Economia vs ecologia: quale vincerà?
La spinta verso un'intelligenza artificiale più sobria dal punto di vista energetico dovrà necessariamente venire da fattori economici. L'efficienza energetica diventerà prioritaria solo quando rappresenterà un vantaggio competitivo concreto. La tecnologia esiste già: basti pensare agli smartphone, dove decenni di ingegneria sono stati dedicati all'ottimizzazione energetica a ogni livello, poiché la pressione commerciale per maggiori prestazioni deve fare i conti con i limiti fisici delle batterie.
I data center hanno la loro versione di questa equazione, dove i vincoli fisici sono legati al raffreddamento e alla distribuzione dell'energia.

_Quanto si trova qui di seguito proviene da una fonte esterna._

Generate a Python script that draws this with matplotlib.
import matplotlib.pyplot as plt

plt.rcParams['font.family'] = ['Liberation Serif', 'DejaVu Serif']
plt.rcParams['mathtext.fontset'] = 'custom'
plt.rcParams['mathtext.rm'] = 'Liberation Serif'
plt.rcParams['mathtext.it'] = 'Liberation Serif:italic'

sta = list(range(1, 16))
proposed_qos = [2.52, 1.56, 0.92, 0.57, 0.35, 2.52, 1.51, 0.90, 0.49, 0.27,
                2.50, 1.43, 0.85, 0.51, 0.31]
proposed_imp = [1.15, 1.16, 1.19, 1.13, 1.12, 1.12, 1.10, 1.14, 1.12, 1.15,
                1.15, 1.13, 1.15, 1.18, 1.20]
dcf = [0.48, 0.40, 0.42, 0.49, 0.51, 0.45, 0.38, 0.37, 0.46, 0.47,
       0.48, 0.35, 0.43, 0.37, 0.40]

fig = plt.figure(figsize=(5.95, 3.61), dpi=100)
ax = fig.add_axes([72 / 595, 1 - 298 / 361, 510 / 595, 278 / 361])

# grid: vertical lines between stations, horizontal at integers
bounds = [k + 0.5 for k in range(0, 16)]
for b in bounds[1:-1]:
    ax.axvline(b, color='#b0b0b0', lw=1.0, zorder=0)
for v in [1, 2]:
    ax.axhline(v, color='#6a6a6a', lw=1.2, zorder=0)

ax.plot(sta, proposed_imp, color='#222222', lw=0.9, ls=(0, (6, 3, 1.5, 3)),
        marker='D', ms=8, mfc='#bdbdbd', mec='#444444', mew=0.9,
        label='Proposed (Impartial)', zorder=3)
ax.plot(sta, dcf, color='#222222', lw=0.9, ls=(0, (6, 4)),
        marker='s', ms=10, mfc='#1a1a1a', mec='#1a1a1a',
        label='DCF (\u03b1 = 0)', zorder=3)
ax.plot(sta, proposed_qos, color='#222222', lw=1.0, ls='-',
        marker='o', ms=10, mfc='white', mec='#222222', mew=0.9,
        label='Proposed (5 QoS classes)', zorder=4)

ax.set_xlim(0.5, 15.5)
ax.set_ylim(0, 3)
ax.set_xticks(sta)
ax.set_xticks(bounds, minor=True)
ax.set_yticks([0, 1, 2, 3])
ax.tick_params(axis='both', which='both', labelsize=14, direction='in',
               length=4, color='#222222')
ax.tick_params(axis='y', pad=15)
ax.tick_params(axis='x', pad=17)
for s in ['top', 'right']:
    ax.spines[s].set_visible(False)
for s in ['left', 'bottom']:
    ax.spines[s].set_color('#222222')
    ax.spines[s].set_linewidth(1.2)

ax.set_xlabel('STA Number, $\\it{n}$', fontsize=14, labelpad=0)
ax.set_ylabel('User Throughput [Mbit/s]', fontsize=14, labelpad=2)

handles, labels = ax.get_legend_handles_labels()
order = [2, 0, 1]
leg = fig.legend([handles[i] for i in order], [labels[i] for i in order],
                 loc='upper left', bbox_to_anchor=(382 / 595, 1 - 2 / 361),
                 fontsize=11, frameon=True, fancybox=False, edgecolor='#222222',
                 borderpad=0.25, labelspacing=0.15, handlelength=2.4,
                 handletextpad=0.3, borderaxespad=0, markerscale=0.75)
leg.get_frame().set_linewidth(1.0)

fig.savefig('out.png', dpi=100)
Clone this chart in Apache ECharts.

Finché le aziende considereranno questa corsa una questione di sopravvivenza esistenziale, continueranno a investire somme astronomiche per restare competitive, ignorando i costi ambientali.
La lezione degli anni '90: quando Microsoft perse il controllo del web
Un precedente storico significativo si verificò negli anni '90, quando Microsoft comprese l'importanza di Internet e cercò di controllarla a qualsiasi costo. L'azienda tentò di imporre la propria rete, i propri servizi, il proprio browser e i propri standard, tutti profondamente integrati nell'ecosistema Microsoft esistente. Una strategia che aveva funzionato con Windows e Office, ma fallì miseramente online, dove gli standard aperti e il codice open source accelerarono l'evoluzione tecnologica a tal punto da rendere irrilevante l'approccio di Microsoft.

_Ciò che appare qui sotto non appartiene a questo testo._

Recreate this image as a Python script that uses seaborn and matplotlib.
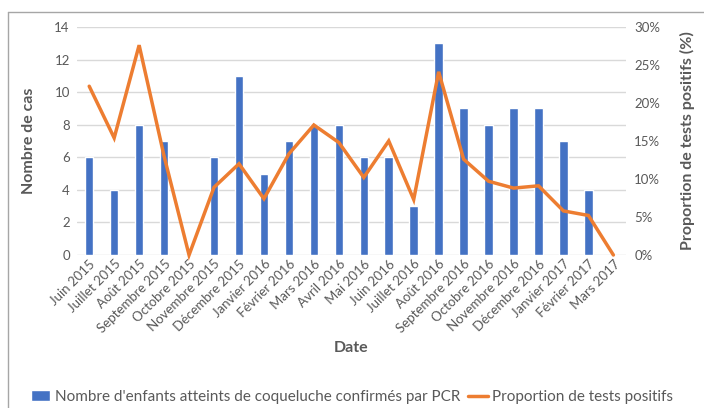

Il fattore neutralizzante per l'AI dei giganti tecnologici non può essere solo l'open source, sebbene questo sia assolutamente necessario. Ciò che serve è una spinta basata sull'open source in tutte le aree dove il modello di business dell'AI proprietaria non può seguire. Rendere i "joule per token" una metrica di riferimento e sviluppare tecniche più efficienti potrebbe cambiare le regole del gioco.
Un ecosistema aperto contro il controllo aziendale
La creazione di un ecosistema aperto di componenti in grado di competere con le tecnologie pubblicizzate, ma che metta il controllo dei dati interamente nelle mani di chi li utilizza, potrebbe essere la chiave. Costruire strumenti completamente liberi dalle logiche di controllo e cattura significherebbe eliminare le ragioni stesse della corsa agli armamenti, permettendo maggiore trasparenza e controllo sul consumo energetico.

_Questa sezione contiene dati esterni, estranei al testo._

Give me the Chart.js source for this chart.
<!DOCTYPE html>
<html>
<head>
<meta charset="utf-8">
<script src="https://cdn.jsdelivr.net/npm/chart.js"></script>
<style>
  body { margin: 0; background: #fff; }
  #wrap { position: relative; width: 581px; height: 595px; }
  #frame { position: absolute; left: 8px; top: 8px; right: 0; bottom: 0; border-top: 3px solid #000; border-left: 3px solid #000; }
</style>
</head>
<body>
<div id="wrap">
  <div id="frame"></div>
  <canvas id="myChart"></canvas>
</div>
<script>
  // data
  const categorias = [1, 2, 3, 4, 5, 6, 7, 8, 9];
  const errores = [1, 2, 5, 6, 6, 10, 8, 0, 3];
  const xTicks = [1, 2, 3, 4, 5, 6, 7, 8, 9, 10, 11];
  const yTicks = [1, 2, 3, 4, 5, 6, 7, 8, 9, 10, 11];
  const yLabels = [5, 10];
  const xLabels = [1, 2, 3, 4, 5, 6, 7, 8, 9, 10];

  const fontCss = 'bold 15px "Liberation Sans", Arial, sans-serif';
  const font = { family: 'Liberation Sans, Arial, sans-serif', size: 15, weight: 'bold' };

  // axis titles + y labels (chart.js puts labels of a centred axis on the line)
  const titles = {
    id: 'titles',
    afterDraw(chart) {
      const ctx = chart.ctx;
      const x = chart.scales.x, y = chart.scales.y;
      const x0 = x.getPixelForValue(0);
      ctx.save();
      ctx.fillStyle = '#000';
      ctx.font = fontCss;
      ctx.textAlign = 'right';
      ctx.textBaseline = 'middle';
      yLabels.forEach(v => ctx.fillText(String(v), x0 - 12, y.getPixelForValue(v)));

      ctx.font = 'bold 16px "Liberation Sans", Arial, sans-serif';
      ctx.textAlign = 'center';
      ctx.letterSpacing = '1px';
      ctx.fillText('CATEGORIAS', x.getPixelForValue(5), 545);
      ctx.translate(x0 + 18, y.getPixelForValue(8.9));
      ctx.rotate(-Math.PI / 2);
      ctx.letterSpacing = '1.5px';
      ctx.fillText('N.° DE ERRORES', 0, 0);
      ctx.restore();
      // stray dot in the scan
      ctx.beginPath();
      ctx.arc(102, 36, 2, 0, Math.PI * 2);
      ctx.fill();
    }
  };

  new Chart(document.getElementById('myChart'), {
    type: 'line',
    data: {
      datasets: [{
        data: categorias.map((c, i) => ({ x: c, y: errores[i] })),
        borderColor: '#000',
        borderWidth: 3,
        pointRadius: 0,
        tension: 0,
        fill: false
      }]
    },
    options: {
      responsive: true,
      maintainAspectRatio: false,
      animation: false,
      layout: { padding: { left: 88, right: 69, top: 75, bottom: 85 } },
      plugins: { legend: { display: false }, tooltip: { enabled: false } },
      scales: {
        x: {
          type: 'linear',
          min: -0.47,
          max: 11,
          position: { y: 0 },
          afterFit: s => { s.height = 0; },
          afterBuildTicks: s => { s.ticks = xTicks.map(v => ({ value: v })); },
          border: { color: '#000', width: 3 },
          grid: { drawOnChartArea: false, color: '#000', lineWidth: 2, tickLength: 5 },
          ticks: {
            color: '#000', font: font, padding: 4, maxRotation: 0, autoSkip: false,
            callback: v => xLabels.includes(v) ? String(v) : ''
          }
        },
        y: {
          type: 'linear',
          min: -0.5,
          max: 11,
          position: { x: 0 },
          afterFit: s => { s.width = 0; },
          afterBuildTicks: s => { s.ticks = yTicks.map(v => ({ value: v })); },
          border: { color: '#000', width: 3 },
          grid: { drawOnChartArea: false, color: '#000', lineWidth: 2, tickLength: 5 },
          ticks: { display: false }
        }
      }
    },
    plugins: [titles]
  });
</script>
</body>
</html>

Questo richiede uno sforzo considerevole, apparentemente con poche motivazioni economiche immediate. Fortunatamente, la corsa al controllo dell'AI può essere reinterpretata come una competizione tra controllo e autonomia. Con le preoccupazioni sulla sovranità dei dati improvvisamente in cima all'agenda di molti paesi, l'argomento per promuovere un'AI che sfugga al controllo aziendale ha senso a livello statale, almeno al di fuori degli Stati Uniti.
Il paradosso cinese: un alleato improbabile?
Sorprendentemente, la Cina potrebbe avere un ruolo in questo scenario. Sebbene sia un paese autoritario noto per le sue politiche di controllo dei dati, sarebbe nel suo interesse nazionale impedire un monopolio dell'AI da parte delle big tech americane. La questione morale della collaborazione con la Cina è complessa, come sempre: i veicoli elettrici economici stanno espandendo l'influenza cinese mentre danneggiano le industrie occidentali, o sono una parte essenziale del percorso verso la neutralità carbonica?
Non si possono imporre tariffe su standard e codice liberi e aperti. Nel 2001, Steve Ballmer paragonò famosamente l'open source a un cancro. Forse non è l'analogia biologica più appropriata. L'ultima tecnologia che ha avuto un impatto significativo sulle emissioni globali di CO₂ era anch'essa open source, gratuita, ha guidato un'enorme innovazione globale e proveniva proprio dalla Cina. La svolta green potrebbe arrivare da dove meno ce lo aspettiamo.